— Objective —
Exactly retype the opening line of the entries and every line after it, ending with the line that contains "1.03, 0.98, 0.98];". Skip all pictures.

— Supplied material —
* * *

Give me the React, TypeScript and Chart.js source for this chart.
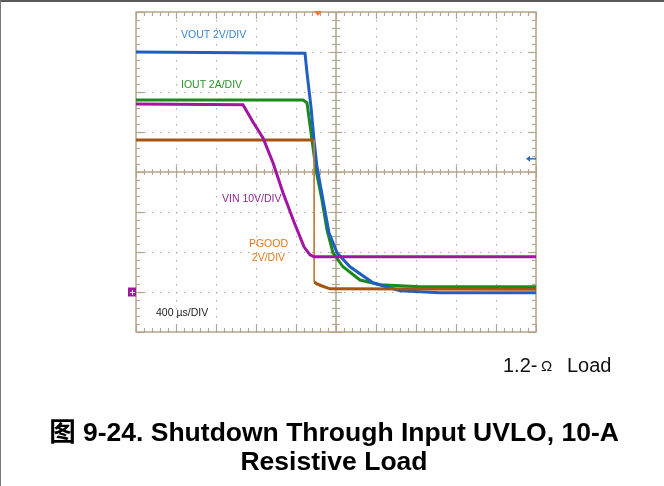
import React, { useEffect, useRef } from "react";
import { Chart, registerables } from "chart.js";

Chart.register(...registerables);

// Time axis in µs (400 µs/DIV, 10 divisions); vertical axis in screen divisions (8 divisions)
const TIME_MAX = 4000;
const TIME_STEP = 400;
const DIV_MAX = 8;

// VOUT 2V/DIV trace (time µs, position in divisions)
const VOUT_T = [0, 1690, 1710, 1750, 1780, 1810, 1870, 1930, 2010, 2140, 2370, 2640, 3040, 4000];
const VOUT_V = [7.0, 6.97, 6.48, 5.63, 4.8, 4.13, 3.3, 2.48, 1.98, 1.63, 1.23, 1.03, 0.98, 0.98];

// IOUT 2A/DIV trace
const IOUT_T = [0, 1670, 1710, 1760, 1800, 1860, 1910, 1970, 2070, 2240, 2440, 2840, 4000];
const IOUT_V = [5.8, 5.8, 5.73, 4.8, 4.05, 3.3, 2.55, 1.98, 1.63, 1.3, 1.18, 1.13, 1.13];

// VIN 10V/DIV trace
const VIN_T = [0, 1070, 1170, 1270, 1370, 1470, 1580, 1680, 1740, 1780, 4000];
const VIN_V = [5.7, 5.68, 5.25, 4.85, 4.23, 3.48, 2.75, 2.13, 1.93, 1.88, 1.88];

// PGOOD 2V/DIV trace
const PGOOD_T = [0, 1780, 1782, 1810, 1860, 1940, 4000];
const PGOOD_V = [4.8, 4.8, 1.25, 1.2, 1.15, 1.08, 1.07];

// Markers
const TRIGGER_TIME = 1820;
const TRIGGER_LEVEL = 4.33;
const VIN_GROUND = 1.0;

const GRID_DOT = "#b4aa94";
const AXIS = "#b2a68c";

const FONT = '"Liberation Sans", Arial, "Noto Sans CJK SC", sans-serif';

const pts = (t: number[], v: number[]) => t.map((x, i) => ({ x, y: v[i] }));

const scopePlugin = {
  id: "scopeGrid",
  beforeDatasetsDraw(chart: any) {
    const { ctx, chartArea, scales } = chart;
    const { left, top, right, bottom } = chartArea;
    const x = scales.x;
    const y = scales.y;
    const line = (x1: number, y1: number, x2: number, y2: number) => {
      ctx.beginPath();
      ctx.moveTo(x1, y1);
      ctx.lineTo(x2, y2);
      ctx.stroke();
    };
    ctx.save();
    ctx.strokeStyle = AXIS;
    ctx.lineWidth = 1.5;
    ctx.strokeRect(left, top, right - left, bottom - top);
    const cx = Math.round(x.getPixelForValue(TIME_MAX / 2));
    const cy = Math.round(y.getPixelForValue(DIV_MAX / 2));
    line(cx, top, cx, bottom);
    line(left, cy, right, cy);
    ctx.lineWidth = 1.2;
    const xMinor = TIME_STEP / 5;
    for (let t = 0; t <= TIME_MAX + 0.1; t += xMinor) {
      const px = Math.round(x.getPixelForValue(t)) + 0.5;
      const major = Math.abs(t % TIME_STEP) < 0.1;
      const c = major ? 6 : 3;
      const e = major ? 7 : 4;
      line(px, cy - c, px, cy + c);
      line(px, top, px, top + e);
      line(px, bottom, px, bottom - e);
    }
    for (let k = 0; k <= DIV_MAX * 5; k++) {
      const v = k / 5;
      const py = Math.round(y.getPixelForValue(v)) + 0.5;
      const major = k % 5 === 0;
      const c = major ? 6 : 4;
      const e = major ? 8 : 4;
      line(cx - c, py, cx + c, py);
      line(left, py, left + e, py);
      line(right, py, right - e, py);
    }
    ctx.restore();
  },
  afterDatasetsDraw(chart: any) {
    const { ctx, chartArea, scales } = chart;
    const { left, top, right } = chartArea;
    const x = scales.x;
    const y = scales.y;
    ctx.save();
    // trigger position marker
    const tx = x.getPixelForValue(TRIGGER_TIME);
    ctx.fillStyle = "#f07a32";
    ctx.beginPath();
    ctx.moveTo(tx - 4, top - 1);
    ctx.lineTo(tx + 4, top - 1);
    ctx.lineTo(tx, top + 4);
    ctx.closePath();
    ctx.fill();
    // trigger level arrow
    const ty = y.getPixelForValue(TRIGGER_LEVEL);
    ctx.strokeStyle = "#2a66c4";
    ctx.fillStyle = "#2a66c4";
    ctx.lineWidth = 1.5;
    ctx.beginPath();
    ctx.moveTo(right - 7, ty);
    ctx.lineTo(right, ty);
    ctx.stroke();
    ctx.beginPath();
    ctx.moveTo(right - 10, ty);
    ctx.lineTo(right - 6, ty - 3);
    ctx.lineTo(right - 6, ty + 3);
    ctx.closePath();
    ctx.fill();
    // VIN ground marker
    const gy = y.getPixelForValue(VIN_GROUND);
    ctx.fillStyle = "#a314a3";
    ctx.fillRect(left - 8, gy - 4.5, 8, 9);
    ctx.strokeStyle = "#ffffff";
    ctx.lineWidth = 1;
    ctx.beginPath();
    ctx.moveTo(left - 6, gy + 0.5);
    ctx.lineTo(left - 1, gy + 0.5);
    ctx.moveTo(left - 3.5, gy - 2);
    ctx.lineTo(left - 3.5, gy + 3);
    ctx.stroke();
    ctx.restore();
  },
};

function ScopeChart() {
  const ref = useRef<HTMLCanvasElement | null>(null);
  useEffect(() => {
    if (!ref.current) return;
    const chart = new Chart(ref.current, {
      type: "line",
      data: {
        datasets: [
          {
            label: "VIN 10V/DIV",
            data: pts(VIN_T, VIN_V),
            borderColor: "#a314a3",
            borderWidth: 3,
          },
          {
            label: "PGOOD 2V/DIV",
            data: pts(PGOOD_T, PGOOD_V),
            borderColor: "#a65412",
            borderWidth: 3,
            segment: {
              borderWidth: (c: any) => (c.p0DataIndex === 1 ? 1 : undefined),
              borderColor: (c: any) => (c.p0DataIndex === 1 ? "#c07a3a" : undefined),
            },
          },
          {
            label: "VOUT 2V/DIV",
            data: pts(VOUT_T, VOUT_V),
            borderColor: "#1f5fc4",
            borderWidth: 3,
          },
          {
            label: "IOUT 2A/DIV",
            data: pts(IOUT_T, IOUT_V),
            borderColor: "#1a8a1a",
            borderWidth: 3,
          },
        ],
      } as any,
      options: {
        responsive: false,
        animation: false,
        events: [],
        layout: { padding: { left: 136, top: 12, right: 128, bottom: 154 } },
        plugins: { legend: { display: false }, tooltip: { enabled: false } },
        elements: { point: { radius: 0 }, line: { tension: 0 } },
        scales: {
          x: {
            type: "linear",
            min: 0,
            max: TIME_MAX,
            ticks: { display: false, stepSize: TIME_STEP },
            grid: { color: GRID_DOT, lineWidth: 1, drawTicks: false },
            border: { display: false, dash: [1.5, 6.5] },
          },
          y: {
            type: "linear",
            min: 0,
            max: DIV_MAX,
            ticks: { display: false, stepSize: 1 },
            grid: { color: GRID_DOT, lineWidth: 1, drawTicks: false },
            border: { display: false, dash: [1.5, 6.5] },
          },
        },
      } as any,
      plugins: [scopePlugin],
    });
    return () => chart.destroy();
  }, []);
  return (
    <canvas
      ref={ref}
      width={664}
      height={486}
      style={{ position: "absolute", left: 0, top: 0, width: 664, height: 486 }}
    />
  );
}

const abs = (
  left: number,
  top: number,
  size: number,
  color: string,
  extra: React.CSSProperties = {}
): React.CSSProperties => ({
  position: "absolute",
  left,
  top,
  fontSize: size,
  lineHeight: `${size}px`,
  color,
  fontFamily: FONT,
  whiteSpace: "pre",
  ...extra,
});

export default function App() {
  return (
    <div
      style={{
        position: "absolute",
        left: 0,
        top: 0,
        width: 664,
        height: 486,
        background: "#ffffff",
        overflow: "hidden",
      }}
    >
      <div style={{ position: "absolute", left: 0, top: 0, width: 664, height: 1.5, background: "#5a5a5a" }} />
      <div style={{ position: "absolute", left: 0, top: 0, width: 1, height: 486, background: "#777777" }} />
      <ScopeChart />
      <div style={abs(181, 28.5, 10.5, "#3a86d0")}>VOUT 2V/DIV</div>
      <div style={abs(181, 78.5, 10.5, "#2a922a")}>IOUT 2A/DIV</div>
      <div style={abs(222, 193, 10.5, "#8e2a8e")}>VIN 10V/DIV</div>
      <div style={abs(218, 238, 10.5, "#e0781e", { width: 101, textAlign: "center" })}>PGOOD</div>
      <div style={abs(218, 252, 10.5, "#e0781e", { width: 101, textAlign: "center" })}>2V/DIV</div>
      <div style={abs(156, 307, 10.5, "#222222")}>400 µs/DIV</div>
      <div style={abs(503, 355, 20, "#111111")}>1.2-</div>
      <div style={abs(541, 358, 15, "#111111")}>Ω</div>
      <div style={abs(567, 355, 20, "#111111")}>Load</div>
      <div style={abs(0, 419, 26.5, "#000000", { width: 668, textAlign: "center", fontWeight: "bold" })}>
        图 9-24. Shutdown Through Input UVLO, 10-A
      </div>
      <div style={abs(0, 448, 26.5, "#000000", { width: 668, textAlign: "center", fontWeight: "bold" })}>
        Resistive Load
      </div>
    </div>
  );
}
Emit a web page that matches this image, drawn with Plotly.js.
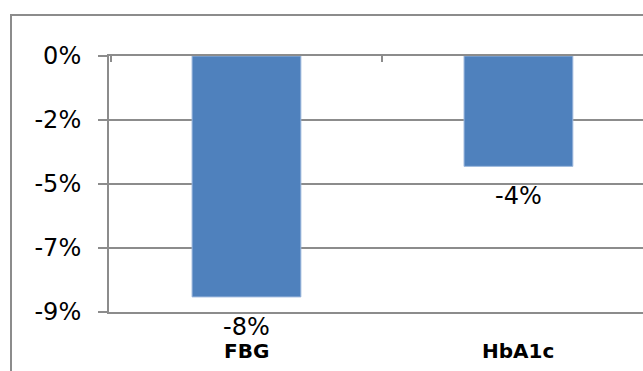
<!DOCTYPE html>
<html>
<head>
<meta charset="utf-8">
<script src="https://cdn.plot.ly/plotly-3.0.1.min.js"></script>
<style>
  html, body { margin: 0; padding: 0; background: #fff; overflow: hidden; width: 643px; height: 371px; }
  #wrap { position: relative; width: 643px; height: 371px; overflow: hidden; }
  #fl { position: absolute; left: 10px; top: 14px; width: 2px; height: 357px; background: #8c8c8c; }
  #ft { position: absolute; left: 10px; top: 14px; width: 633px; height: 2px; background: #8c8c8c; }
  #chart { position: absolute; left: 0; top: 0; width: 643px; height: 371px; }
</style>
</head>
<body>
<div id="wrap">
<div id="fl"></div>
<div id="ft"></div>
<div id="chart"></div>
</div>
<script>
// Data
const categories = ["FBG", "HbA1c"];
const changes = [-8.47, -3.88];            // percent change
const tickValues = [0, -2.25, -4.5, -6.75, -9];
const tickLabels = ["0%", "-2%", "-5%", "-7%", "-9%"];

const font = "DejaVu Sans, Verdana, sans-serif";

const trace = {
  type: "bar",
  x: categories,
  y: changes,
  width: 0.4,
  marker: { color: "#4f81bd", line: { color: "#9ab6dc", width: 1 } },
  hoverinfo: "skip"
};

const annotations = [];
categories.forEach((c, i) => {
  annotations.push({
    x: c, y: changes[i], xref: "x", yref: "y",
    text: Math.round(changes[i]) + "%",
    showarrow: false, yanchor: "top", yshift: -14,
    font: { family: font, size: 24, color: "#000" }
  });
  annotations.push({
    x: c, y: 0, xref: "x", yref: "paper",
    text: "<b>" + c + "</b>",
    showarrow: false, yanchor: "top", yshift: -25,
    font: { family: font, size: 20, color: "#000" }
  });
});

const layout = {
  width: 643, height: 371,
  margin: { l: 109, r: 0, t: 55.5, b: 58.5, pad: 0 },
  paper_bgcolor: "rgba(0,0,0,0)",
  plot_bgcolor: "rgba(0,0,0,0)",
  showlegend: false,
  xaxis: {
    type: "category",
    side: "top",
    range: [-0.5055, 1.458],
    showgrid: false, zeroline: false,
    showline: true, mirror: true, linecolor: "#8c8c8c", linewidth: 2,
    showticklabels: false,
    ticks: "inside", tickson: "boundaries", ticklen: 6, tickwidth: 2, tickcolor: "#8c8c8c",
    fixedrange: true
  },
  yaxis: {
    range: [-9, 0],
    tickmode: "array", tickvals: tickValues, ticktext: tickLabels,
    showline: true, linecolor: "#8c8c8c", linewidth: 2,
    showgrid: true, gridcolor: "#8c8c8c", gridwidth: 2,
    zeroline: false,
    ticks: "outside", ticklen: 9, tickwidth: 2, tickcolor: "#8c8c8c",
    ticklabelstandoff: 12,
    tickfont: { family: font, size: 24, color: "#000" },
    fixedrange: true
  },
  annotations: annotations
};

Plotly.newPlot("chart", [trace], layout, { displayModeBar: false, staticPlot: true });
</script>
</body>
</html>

* * *

— In response —
Give me the React, TypeScript and Chart.js source for this chart.
import React, { useEffect, useRef } from "react";
import { Chart, registerables } from "chart.js";

Chart.register(...registerables);

// Time axis in µs (400 µs/DIV, 10 divisions); vertical axis in screen divisions (8 divisions)
const TIME_MAX = 4000;
const TIME_STEP = 400;
const DIV_MAX = 8;

// VOUT 2V/DIV trace (time µs, position in divisions)
const VOUT_T = [0, 1690, 1710, 1750, 1780, 1810, 1870, 1930, 2010, 2140, 2370, 2640, 3040, 4000];
const VOUT_V = [7.0, 6.97, 6.48, 5.63, 4.8, 4.13, 3.3, 2.48, 1.98, 1.63, 1.23, 1.03, 0.98, 0.98];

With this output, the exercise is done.